Prompt. Give a verbatim quotation of every record.

══ Extracted material

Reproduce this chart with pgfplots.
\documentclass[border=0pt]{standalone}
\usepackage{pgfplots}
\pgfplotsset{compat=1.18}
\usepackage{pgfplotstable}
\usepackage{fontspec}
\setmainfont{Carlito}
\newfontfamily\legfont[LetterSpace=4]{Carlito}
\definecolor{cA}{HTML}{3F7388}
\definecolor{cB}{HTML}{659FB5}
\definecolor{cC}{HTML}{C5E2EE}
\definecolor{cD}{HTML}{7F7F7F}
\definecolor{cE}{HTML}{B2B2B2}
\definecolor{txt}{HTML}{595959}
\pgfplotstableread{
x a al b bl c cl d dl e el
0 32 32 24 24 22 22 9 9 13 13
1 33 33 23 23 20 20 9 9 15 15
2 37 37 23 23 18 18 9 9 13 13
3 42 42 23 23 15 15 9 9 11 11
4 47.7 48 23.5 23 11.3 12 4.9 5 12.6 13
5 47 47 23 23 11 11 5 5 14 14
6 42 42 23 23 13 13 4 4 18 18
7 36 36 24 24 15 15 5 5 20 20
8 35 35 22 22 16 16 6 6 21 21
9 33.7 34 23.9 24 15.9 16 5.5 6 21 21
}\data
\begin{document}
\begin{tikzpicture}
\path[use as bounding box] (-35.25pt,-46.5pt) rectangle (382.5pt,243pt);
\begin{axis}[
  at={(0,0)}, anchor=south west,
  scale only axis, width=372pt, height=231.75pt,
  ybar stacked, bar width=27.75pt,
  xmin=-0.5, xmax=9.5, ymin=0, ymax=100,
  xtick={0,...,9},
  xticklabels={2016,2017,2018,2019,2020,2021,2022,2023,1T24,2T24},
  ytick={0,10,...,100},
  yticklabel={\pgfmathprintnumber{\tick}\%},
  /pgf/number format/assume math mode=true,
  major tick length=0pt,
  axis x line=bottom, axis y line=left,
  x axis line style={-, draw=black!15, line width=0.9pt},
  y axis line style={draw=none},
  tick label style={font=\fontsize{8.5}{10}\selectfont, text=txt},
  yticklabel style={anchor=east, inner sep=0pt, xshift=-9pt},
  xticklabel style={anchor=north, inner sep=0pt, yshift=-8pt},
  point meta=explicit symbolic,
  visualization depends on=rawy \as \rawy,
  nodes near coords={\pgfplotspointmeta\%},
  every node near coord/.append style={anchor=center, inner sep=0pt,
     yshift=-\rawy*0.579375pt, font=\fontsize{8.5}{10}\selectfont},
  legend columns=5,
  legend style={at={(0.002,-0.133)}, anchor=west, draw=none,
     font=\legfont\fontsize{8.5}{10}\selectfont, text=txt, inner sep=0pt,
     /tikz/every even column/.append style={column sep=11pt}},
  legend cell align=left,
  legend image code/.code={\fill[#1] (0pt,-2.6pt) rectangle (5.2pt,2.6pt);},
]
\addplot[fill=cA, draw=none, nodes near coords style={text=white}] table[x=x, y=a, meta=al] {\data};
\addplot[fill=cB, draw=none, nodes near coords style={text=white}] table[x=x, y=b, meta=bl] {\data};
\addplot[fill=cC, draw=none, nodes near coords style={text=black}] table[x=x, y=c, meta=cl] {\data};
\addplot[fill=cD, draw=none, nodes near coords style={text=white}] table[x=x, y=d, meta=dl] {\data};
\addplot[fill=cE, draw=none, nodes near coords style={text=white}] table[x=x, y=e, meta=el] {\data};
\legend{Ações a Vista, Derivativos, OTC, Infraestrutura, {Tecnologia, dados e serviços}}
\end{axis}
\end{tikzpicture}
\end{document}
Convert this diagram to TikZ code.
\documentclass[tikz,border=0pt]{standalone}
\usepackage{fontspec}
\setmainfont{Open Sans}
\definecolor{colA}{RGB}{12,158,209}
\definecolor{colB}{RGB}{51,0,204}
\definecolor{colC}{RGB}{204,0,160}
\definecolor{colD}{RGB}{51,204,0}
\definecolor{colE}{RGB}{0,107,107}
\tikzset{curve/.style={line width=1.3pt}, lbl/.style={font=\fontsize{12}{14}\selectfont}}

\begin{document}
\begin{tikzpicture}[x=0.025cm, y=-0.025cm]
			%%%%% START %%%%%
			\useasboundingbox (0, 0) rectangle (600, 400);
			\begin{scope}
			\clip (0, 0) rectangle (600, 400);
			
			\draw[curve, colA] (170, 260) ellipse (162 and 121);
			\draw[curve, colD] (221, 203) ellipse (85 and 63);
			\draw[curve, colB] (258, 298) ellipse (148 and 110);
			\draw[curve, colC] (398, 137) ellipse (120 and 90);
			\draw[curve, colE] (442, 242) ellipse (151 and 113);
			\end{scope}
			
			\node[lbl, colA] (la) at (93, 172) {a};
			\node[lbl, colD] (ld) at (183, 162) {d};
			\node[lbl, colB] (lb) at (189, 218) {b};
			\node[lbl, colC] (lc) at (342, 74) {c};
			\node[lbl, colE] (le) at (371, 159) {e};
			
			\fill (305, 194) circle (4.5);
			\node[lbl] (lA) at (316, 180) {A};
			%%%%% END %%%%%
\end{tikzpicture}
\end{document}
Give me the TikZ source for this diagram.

════

Response to this task.
Reproduce this chart with pgfplots.
\documentclass[border=0pt]{standalone}
\usepackage{pgfplots}
\pgfplotsset{compat=1.18}
\usepackage{pgfplotstable}
\usepackage{fontspec}
\setmainfont{Carlito}
\newfontfamily\legfont[LetterSpace=4]{Carlito}
\definecolor{cA}{HTML}{3F7388}
\definecolor{cB}{HTML}{659FB5}
\definecolor{cC}{HTML}{C5E2EE}
\definecolor{cD}{HTML}{7F7F7F}
\definecolor{cE}{HTML}{B2B2B2}
\definecolor{txt}{HTML}{595959}
\pgfplotstableread{
x a al b bl c cl d dl e el
0 32 32 24 24 22 22 9 9 13 13
1 33 33 23 23 20 20 9 9 15 15
2 37 37 23 23 18 18 9 9 13 13
3 42 42 23 23 15 15 9 9 11 11
4 47.7 48 23.5 23 11.3 12 4.9 5 12.6 13
5 47 47 23 23 11 11 5 5 14 14
6 42 42 23 23 13 13 4 4 18 18
7 36 36 24 24 15 15 5 5 20 20
8 35 35 22 22 16 16 6 6 21 21
9 33.7 34 23.9 24 15.9 16 5.5 6 21 21
}\data
\begin{document}
\begin{tikzpicture}
\path[use as bounding box] (-35.25pt,-46.5pt) rectangle (382.5pt,243pt);
\begin{axis}[
  at={(0,0)}, anchor=south west,
  scale only axis, width=372pt, height=231.75pt,
  ybar stacked, bar width=27.75pt,
  xmin=-0.5, xmax=9.5, ymin=0, ymax=100,
  xtick={0,...,9},
  xticklabels={2016,2017,2018,2019,2020,2021,2022,2023,1T24,2T24},
  ytick={0,10,...,100},
  yticklabel={\pgfmathprintnumber{\tick}\%},
  /pgf/number format/assume math mode=true,
  major tick length=0pt,
  axis x line=bottom, axis y line=left,
  x axis line style={-, draw=black!15, line width=0.9pt},
  y axis line style={draw=none},
  tick label style={font=\fontsize{8.5}{10}\selectfont, text=txt},
  yticklabel style={anchor=east, inner sep=0pt, xshift=-9pt},
  xticklabel style={anchor=north, inner sep=0pt, yshift=-8pt},
  point meta=explicit symbolic,
  visualization depends on=rawy \as \rawy,
  nodes near coords={\pgfplotspointmeta\%},
  every node near coord/.append style={anchor=center, inner sep=0pt,
     yshift=-\rawy*0.579375pt, font=\fontsize{8.5}{10}\selectfont},
  legend columns=5,
  legend style={at={(0.002,-0.133)}, anchor=west, draw=none,
     font=\legfont\fontsize{8.5}{10}\selectfont, text=txt, inner sep=0pt,
     /tikz/every even column/.append style={column sep=11pt}},
  legend cell align=left,
  legend image code/.code={\fill[#1] (0pt,-2.6pt) rectangle (5.2pt,2.6pt);},
]
\addplot[fill=cA, draw=none, nodes near coords style={text=white}] table[x=x, y=a, meta=al] {\data};
\addplot[fill=cB, draw=none, nodes near coords style={text=white}] table[x=x, y=b, meta=bl] {\data};
\addplot[fill=cC, draw=none, nodes near coords style={text=black}] table[x=x, y=c, meta=cl] {\data};
\addplot[fill=cD, draw=none, nodes near coords style={text=white}] table[x=x, y=d, meta=dl] {\data};
\addplot[fill=cE, draw=none, nodes near coords style={text=white}] table[x=x, y=e, meta=el] {\data};
\legend{Ações a Vista, Derivativos, OTC, Infraestrutura, {Tecnologia, dados e serviços}}
\end{axis}
\end{tikzpicture}
\end{document}
Convert this diagram to TikZ code.
\documentclass[tikz,border=0pt]{standalone}
\usepackage{fontspec}
\setmainfont{Open Sans}
\definecolor{colA}{RGB}{12,158,209}
\definecolor{colB}{RGB}{51,0,204}
\definecolor{colC}{RGB}{204,0,160}
\definecolor{colD}{RGB}{51,204,0}
\definecolor{colE}{RGB}{0,107,107}
\tikzset{curve/.style={line width=1.3pt}, lbl/.style={font=\fontsize{12}{14}\selectfont}}

\begin{document}
\begin{tikzpicture}[x=0.025cm, y=-0.025cm]
			%%%%% START %%%%%
			\useasboundingbox (0, 0) rectangle (600, 400);
			\begin{scope}
			\clip (0, 0) rectangle (600, 400);
			
			\draw[curve, colA] (170, 260) ellipse (162 and 121);
			\draw[curve, colD] (221, 203) ellipse (85 and 63);
			\draw[curve, colB] (258, 298) ellipse (148 and 110);
			\draw[curve, colC] (398, 137) ellipse (120 and 90);
			\draw[curve, colE] (442, 242) ellipse (151 and 113);
			\end{scope}
			
			\node[lbl, colA] (la) at (93, 172) {a};
			\node[lbl, colD] (ld) at (183, 162) {d};
			\node[lbl, colB] (lb) at (189, 218) {b};
			\node[lbl, colC] (lc) at (342, 74) {c};
			\node[lbl, colE] (le) at (371, 159) {e};
			
			\fill (305, 194) circle (4.5);
			\node[lbl] (lA) at (316, 180) {A};
			%%%%% END %%%%%
\end{tikzpicture}
\end{document}
Give me the TikZ source for this diagram.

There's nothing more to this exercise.